[Start Stored data]

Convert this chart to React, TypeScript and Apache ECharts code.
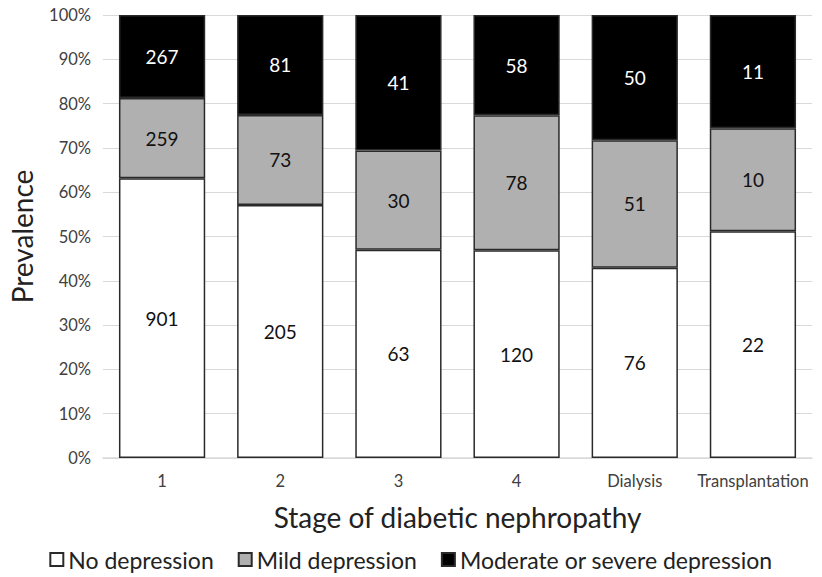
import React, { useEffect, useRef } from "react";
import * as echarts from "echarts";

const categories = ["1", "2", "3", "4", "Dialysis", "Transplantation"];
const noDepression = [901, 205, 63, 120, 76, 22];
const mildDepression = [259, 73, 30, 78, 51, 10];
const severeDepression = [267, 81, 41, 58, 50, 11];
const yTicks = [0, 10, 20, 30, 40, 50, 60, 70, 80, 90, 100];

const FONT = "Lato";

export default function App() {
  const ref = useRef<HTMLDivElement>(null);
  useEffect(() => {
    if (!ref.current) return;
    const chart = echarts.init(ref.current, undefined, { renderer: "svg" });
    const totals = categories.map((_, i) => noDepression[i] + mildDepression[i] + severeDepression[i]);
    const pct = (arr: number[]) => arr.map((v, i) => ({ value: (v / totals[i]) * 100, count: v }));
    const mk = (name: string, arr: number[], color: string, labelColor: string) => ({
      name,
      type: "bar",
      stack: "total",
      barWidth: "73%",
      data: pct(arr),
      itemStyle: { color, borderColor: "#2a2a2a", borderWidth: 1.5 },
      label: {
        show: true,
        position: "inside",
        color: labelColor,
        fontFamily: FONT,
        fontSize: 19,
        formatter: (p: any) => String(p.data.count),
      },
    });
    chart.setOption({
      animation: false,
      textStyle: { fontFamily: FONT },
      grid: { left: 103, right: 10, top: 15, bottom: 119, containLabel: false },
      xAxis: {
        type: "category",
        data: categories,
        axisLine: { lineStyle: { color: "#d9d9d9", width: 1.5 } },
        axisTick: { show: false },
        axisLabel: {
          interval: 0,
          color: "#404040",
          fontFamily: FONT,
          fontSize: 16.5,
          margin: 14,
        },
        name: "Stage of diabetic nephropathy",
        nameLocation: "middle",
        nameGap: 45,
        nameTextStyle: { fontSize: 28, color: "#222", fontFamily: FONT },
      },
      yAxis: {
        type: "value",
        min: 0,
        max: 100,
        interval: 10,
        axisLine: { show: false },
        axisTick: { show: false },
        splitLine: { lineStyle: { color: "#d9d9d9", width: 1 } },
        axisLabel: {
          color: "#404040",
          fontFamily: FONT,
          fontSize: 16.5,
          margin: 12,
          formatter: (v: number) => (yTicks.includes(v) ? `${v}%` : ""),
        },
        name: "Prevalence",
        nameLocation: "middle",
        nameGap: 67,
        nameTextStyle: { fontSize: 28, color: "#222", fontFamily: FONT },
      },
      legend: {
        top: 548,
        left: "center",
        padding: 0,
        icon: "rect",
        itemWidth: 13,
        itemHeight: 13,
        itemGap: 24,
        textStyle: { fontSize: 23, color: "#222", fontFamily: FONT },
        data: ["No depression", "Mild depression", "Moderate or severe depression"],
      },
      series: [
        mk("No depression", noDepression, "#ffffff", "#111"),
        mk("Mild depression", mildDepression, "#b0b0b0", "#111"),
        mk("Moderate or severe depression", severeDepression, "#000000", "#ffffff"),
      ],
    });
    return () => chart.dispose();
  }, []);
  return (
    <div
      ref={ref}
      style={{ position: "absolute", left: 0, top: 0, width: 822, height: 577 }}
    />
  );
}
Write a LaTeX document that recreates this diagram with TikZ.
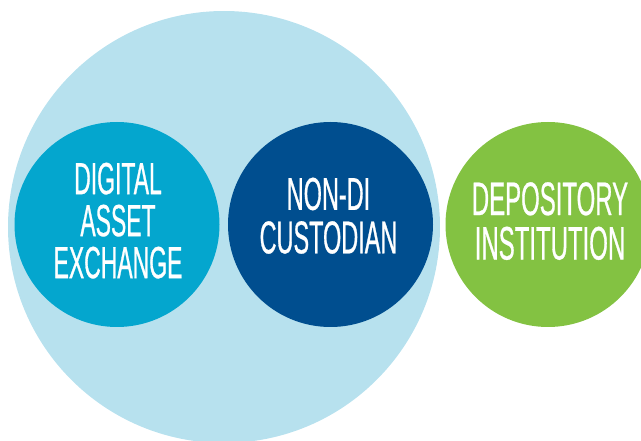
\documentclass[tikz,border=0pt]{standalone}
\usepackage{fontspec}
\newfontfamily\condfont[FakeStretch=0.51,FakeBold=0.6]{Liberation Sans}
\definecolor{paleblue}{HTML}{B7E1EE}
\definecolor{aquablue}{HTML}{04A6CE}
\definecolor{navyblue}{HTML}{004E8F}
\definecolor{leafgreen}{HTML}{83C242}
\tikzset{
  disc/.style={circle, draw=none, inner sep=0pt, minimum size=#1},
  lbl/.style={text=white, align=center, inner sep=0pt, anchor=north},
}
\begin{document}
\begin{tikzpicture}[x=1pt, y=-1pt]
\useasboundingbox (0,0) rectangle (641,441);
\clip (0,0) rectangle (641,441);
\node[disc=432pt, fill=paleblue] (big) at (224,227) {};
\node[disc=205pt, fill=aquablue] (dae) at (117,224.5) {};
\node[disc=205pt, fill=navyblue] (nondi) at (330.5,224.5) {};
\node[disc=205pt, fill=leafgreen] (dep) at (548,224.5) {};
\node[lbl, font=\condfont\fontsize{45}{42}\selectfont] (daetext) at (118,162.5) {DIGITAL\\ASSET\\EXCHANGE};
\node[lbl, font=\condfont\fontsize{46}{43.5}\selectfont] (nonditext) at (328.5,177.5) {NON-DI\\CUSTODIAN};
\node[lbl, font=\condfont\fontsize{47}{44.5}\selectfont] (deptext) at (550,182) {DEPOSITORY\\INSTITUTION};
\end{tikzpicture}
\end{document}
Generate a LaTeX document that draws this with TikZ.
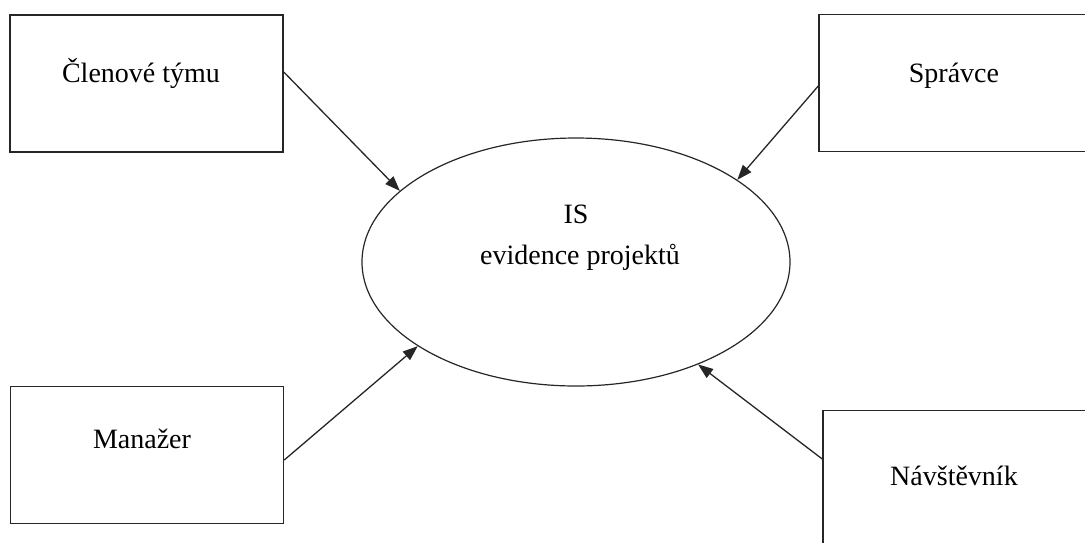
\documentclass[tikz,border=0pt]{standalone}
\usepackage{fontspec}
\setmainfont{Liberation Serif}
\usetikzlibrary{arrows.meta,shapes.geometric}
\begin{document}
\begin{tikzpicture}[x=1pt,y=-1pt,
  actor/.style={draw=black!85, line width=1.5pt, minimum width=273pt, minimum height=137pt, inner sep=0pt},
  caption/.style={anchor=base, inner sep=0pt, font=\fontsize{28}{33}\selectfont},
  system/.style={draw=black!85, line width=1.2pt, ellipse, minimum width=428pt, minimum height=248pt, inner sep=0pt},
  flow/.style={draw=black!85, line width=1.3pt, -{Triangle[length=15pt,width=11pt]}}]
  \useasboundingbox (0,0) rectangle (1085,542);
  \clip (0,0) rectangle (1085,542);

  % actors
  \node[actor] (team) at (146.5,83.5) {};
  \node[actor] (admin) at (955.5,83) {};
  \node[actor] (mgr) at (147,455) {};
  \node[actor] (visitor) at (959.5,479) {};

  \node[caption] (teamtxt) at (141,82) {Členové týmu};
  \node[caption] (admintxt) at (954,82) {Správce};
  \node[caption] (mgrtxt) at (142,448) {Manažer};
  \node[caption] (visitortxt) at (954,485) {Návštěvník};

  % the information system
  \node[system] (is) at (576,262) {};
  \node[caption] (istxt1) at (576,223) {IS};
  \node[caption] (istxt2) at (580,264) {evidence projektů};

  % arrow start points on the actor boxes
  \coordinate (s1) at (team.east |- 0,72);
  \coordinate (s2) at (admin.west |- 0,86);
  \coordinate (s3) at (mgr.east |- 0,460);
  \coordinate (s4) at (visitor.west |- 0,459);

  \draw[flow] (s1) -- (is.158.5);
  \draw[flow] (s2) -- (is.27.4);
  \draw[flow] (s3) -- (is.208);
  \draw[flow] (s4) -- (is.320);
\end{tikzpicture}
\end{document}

[End Stored data]

• Task objective
Restate each line of the records exactly; pictures do not belong in the copy.

• Exercise response
Convert this chart to React, TypeScript and Apache ECharts code.
import React, { useEffect, useRef } from "react";
import * as echarts from "echarts";

const categories = ["1", "2", "3", "4", "Dialysis", "Transplantation"];
const noDepression = [901, 205, 63, 120, 76, 22];
const mildDepression = [259, 73, 30, 78, 51, 10];
const severeDepression = [267, 81, 41, 58, 50, 11];
const yTicks = [0, 10, 20, 30, 40, 50, 60, 70, 80, 90, 100];

const FONT = "Lato";

export default function App() {
  const ref = useRef<HTMLDivElement>(null);
  useEffect(() => {
    if (!ref.current) return;
    const chart = echarts.init(ref.current, undefined, { renderer: "svg" });
    const totals = categories.map((_, i) => noDepression[i] + mildDepression[i] + severeDepression[i]);
    const pct = (arr: number[]) => arr.map((v, i) => ({ value: (v / totals[i]) * 100, count: v }));
    const mk = (name: string, arr: number[], color: string, labelColor: string) => ({
      name,
      type: "bar",
      stack: "total",
      barWidth: "73%",
      data: pct(arr),
      itemStyle: { color, borderColor: "#2a2a2a", borderWidth: 1.5 },
      label: {
        show: true,
        position: "inside",
        color: labelColor,
        fontFamily: FONT,
        fontSize: 19,
        formatter: (p: any) => String(p.data.count),
      },
    });
    chart.setOption({
      animation: false,
      textStyle: { fontFamily: FONT },
      grid: { left: 103, right: 10, top: 15, bottom: 119, containLabel: false },
      xAxis: {
        type: "category",
        data: categories,
        axisLine: { lineStyle: { color: "#d9d9d9", width: 1.5 } },
        axisTick: { show: false },
        axisLabel: {
          interval: 0,
          color: "#404040",
          fontFamily: FONT,
          fontSize: 16.5,
          margin: 14,
        },
        name: "Stage of diabetic nephropathy",
        nameLocation: "middle",
        nameGap: 45,
        nameTextStyle: { fontSize: 28, color: "#222", fontFamily: FONT },
      },
      yAxis: {
        type: "value",
        min: 0,
        max: 100,
        interval: 10,
        axisLine: { show: false },
        axisTick: { show: false },
        splitLine: { lineStyle: { color: "#d9d9d9", width: 1 } },
        axisLabel: {
          color: "#404040",
          fontFamily: FONT,
          fontSize: 16.5,
          margin: 12,
          formatter: (v: number) => (yTicks.includes(v) ? `${v}%` : ""),
        },
        name: "Prevalence",
        nameLocation: "middle",
        nameGap: 67,
        nameTextStyle: { fontSize: 28, color: "#222", fontFamily: FONT },
      },
      legend: {
        top: 548,
        left: "center",
        padding: 0,
        icon: "rect",
        itemWidth: 13,
        itemHeight: 13,
        itemGap: 24,
        textStyle: { fontSize: 23, color: "#222", fontFamily: FONT },
        data: ["No depression", "Mild depression", "Moderate or severe depression"],
      },
      series: [
        mk("No depression", noDepression, "#ffffff", "#111"),
        mk("Mild depression", mildDepression, "#b0b0b0", "#111"),
        mk("Moderate or severe depression", severeDepression, "#000000", "#ffffff"),
      ],
    });
    return () => chart.dispose();
  }, []);
  return (
    <div
      ref={ref}
      style={{ position: "absolute", left: 0, top: 0, width: 822, height: 577 }}
    />
  );
}
Write a LaTeX document that recreates this diagram with TikZ.
\documentclass[tikz,border=0pt]{standalone}
\usepackage{fontspec}
\newfontfamily\condfont[FakeStretch=0.51,FakeBold=0.6]{Liberation Sans}
\definecolor{paleblue}{HTML}{B7E1EE}
\definecolor{aquablue}{HTML}{04A6CE}
\definecolor{navyblue}{HTML}{004E8F}
\definecolor{leafgreen}{HTML}{83C242}
\tikzset{
  disc/.style={circle, draw=none, inner sep=0pt, minimum size=#1},
  lbl/.style={text=white, align=center, inner sep=0pt, anchor=north},
}
\begin{document}
\begin{tikzpicture}[x=1pt, y=-1pt]
\useasboundingbox (0,0) rectangle (641,441);
\clip (0,0) rectangle (641,441);
\node[disc=432pt, fill=paleblue] (big) at (224,227) {};
\node[disc=205pt, fill=aquablue] (dae) at (117,224.5) {};
\node[disc=205pt, fill=navyblue] (nondi) at (330.5,224.5) {};
\node[disc=205pt, fill=leafgreen] (dep) at (548,224.5) {};
\node[lbl, font=\condfont\fontsize{45}{42}\selectfont] (daetext) at (118,162.5) {DIGITAL\\ASSET\\EXCHANGE};
\node[lbl, font=\condfont\fontsize{46}{43.5}\selectfont] (nonditext) at (328.5,177.5) {NON-DI\\CUSTODIAN};
\node[lbl, font=\condfont\fontsize{47}{44.5}\selectfont] (deptext) at (550,182) {DEPOSITORY\\INSTITUTION};
\end{tikzpicture}
\end{document}
Generate a LaTeX document that draws this with TikZ.
\documentclass[tikz,border=0pt]{standalone}
\usepackage{fontspec}
\setmainfont{Liberation Serif}
\usetikzlibrary{arrows.meta,shapes.geometric}
\begin{document}
\begin{tikzpicture}[x=1pt,y=-1pt,
  actor/.style={draw=black!85, line width=1.5pt, minimum width=273pt, minimum height=137pt, inner sep=0pt},
  caption/.style={anchor=base, inner sep=0pt, font=\fontsize{28}{33}\selectfont},
  system/.style={draw=black!85, line width=1.2pt, ellipse, minimum width=428pt, minimum height=248pt, inner sep=0pt},
  flow/.style={draw=black!85, line width=1.3pt, -{Triangle[length=15pt,width=11pt]}}]
  \useasboundingbox (0,0) rectangle (1085,542);
  \clip (0,0) rectangle (1085,542);

  % actors
  \node[actor] (team) at (146.5,83.5) {};
  \node[actor] (admin) at (955.5,83) {};
  \node[actor] (mgr) at (147,455) {};
  \node[actor] (visitor) at (959.5,479) {};

  \node[caption] (teamtxt) at (141,82) {Členové týmu};
  \node[caption] (admintxt) at (954,82) {Správce};
  \node[caption] (mgrtxt) at (142,448) {Manažer};
  \node[caption] (visitortxt) at (954,485) {Návštěvník};

  % the information system
  \node[system] (is) at (576,262) {};
  \node[caption] (istxt1) at (576,223) {IS};
  \node[caption] (istxt2) at (580,264) {evidence projektů};

  % arrow start points on the actor boxes
  \coordinate (s1) at (team.east |- 0,72);
  \coordinate (s2) at (admin.west |- 0,86);
  \coordinate (s3) at (mgr.east |- 0,460);
  \coordinate (s4) at (visitor.west |- 0,459);

  \draw[flow] (s1) -- (is.158.5);
  \draw[flow] (s2) -- (is.27.4);
  \draw[flow] (s3) -- (is.208);
  \draw[flow] (s4) -- (is.320);
\end{tikzpicture}
\end{document}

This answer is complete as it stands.